Having spent the intervening years in a sanitarium, April is now back at Calendar House, her old home, where she has been invited for the formal engagement party of her stepbrother, Thane Garrick.
An ominous note has warned her to stay away, but April is determined to go, hoping to unlock the memories around her mother’s death. Meanwhile, it appears that whoever sent the note has some dangerous plans for her. Accidents keep happening to her, and April is unsure who to trust.
Is old love Spencer to blame, or her stepmother, Cynthia? Will she recover her memories in time or end up losing her life?
It was hard to get a timeline on this book, but since none of the characters had cellphones, I assumed it was the eighties.

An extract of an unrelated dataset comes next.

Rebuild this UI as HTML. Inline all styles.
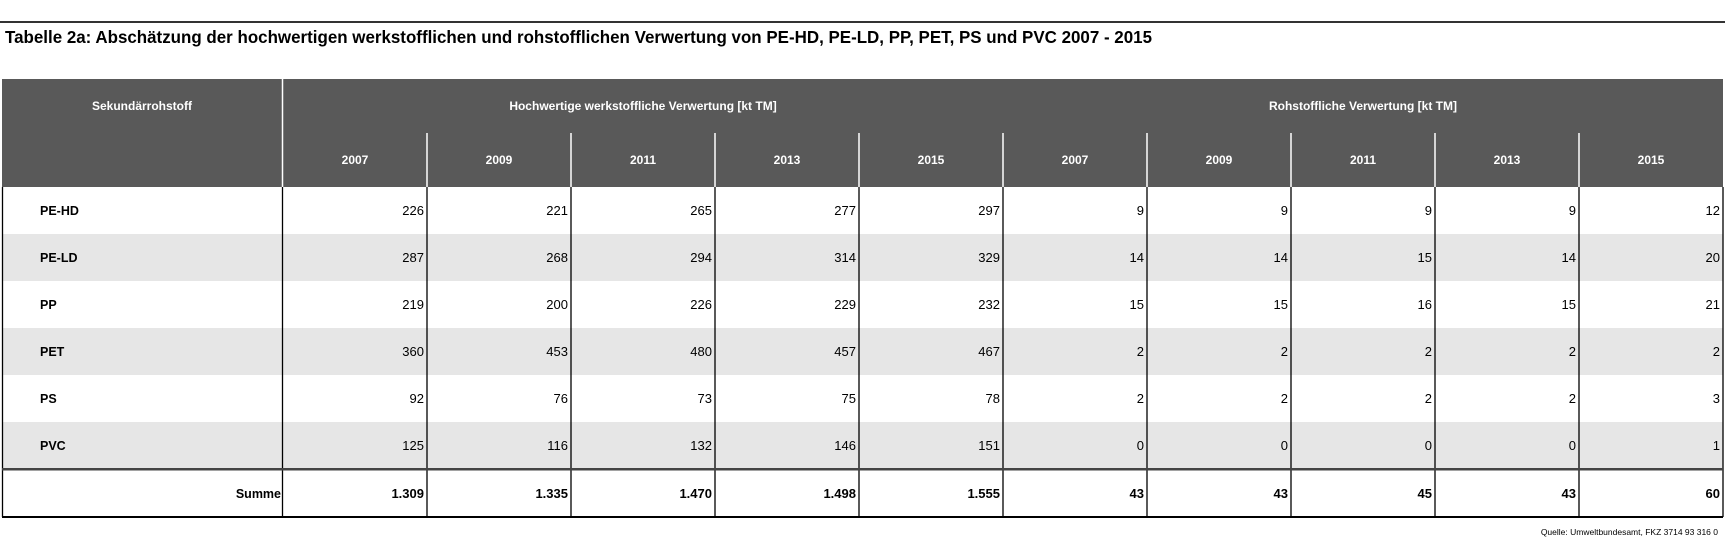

The passages written from the viewpoint of the villain of the piece were rather weak. The entire mystery felt very tepid at the end of it all?
There were a lot of proofing errors in this book. Some of the descriptions are banal. With her blood the temperature of ice water. In the same paragraph, we get her mouth felt as dry as the desert outside, her palms as damp as the dew on the cacti.
We are told that April’s father forgot ‘amenities,’ instead of the right word, ‘niceties.’
The descriptions are another annoyance. There are repeated references to the colour of character’s eyes and hair, which is distracting and takes away from the action. Spencer’s hair is at first chocolate, then coffee brown, and then chocolate again. His eyes are dove gray, then pewter.
The number of times that Spencer and April kiss each other before Spencer pulls apart is once too often. The forward and backward dance between them continues throughout the book. The entire misunderstanding between them could have been sorted out if they had only spoken, but neither seems to have the good sense to do that. And so, we are left with a book which could have been shorter.
There is a lot of repetition. A lot of characters staring at each other over a certain number of ‘long seconds.’
The Farradays name their children after the month in which they are born. So April’s dad is August, her aunt is called March, and her half-sister is called July. This comes across more as a gimmick than an eccentricity. What if a boy were to be born in May or June? Or a girl in February?
Crusty old Aunt March didn’t get enough space in the book. And then there was all the skirting around Spencer. April though of Cynthia as her stepmother, and Thane as her stepbrother. But Thane’s twin brother, Spencer, was not once referred to as a stepbrother. That was awkward.